Новая устность вводит традицию бытовой постправды, когда произведенное впечатление важнее и главнее реальности, и, согласно сценарию, у рассказчика не бывает и не может быть жалобы. Только рассказ об удачах. Но человек отечественный этот вид постправды вынести не может, хвастливый монолог кажется ему изматывающим переживанием. Это — невежливый разговор. Вампиризм. Мучение для мастера.
В целом же традиционный разговор в парикмахерской — это два монолога, в которых каждый из собеседников перехватывает инициативу, чтобы поговорить «о своем». Это именно перехват, даже не подача той или иной темы.

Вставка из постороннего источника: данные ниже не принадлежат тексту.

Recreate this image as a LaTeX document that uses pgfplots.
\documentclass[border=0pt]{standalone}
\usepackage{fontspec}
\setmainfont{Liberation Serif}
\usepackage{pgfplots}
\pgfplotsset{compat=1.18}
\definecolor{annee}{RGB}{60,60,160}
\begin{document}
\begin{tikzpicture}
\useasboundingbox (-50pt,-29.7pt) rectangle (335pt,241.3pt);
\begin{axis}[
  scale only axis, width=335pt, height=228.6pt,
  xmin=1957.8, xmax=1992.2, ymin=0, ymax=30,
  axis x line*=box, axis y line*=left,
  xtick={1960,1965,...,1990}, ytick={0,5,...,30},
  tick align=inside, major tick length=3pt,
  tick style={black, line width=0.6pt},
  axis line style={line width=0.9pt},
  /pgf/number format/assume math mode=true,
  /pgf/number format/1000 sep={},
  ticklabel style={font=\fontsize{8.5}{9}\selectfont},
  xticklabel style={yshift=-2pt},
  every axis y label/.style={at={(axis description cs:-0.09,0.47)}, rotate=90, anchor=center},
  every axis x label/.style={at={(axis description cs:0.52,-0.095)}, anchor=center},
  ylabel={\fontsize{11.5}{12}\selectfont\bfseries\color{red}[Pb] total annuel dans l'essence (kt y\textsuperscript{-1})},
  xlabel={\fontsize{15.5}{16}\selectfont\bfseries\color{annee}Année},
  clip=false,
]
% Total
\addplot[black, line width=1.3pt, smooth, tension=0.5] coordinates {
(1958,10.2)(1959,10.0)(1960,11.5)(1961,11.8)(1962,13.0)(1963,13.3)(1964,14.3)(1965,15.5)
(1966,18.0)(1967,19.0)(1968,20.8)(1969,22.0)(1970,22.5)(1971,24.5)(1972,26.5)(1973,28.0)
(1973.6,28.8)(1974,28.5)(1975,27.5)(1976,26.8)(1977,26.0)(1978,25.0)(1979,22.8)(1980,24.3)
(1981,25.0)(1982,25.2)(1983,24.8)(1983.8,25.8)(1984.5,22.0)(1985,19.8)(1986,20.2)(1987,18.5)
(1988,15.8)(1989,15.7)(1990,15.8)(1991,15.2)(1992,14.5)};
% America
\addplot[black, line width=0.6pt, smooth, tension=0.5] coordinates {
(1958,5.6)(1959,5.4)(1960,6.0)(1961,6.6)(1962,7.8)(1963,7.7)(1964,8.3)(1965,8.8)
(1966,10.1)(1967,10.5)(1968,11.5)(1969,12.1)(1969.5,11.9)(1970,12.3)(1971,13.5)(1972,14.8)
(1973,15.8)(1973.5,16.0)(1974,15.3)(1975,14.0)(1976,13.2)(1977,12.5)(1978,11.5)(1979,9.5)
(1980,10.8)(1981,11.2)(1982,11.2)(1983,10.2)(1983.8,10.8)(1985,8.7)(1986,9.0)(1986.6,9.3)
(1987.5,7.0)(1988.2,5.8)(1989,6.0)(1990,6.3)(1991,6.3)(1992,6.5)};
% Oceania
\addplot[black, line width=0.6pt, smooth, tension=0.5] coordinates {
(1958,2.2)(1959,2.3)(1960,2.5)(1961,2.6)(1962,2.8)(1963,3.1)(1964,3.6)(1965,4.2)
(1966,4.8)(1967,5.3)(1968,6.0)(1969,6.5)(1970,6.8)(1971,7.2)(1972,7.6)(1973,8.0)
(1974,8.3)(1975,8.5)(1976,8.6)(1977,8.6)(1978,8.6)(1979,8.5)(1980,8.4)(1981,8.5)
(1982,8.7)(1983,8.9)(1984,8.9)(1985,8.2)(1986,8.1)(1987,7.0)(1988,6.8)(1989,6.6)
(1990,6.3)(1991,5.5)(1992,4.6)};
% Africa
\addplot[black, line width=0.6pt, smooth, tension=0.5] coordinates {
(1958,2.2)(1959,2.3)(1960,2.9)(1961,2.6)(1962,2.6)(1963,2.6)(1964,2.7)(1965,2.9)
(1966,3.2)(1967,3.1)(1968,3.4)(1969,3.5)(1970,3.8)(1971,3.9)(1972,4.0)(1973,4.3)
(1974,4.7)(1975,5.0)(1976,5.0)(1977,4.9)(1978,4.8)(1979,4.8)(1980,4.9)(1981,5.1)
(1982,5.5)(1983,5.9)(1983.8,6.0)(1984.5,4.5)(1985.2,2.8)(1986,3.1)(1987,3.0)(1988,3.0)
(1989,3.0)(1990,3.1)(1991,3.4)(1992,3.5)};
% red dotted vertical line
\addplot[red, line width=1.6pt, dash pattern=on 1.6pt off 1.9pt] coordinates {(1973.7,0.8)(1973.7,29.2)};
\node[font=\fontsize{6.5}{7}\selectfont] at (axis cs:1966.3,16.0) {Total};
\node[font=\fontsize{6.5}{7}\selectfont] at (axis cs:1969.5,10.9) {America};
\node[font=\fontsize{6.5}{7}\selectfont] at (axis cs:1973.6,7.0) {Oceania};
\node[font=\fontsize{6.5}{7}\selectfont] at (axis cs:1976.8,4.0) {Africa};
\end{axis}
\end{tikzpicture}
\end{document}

Как в старом анекдоте о Ельцине: «Борис Николаевич, подайте, Христа ради! — Да как же я тебе подам, дружочек? У меня ни ракетки, ни мячика!» Такой же уровень дружелюбного, заранее условленного «неслышания» друг друга царит в салоне. Это и есть древний, как сам город, парикмахерский разговор — две житейские истории, бегущие рядом, практически не пересекаясь. Муж, дети, поездки, поездки, дети, муж. Каждый говорит о своем, но этот тип разговора бесконечно утешает всех присутствующих. Он и есть главная ценность парикмахерской. В этом разговоре все кончается хорошо, потому что ничего не кончается вообще.